When I first read Deliverance I had not yet entered the difficult time that, I'm convinced, all men encounter at midlife, when we cannot avoid such questions as, "What does it all mean?" and "What am I doing here?" Ed, Lewis, Bobby, and Drew are four very different men. Each confronts the conflicts and disappointments of his own life in his own way. When I was thirty, the book spoke to the midlife crises that awaited me. As I reread it through the years, I gained understanding—though no simple answers—to what I was feeling. Each of the four characters represented contradictory pieces of me.

I've given Deliverance to women of my acquaintance.
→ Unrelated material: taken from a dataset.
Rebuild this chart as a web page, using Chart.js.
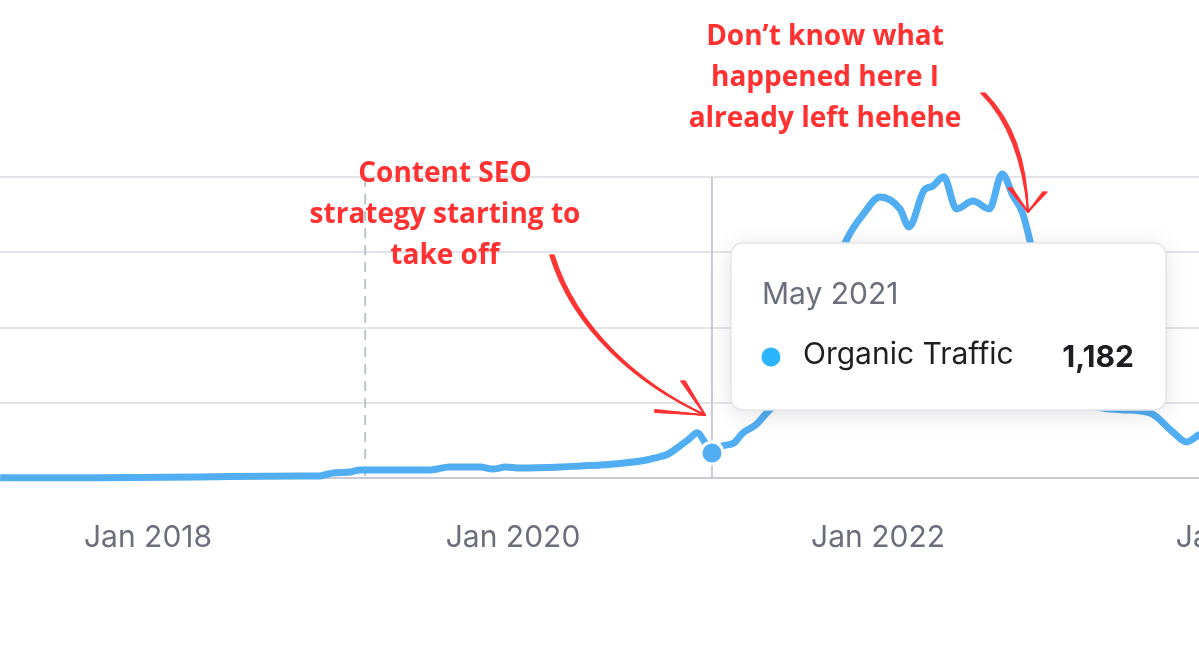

They agree that it's a gripping adventure story. "But there are no significant women in it," they tell me. "It's a guy's book." Maybe they're right, although I'm tempted to point out that Moby Dick and Huck Finn and The Old Man and the Sea are, by the same standard, "guy's books."

When I taught high-school English, I asked several times for permission to assign Deliverance to my classes. "I want to study this book with my kids," I pleaded. "They'll love it. It will make them like to read. It's beautifully written, and it's important, and it's got all the themes…."

My superiors frowned. Few of them had read it. "That's the Burt Reynolds movie, right?"

"Yes. A good film. But the book's a masterpiece."

Alas. We cannot, I was told, assign high-school kids a book in which the plot pivots on a scene where a man is sodomized at gunpoint, in which the heroes "get away" with murder, in which verboten vocabulary words appear. We've got to think of our students' moral development. And what would their parents think? Better stick to Ethan Frome and The Red Badge of Courage.

I take small consolation from the fact that for years The Adventures of Huckleberry Finn was widely banned from schools and libraries. I remain hopeful that one day Deliverance will be recognized as an important novel, a classic. It may not be The Great American Novel. But it is a great novel, and distinctly American.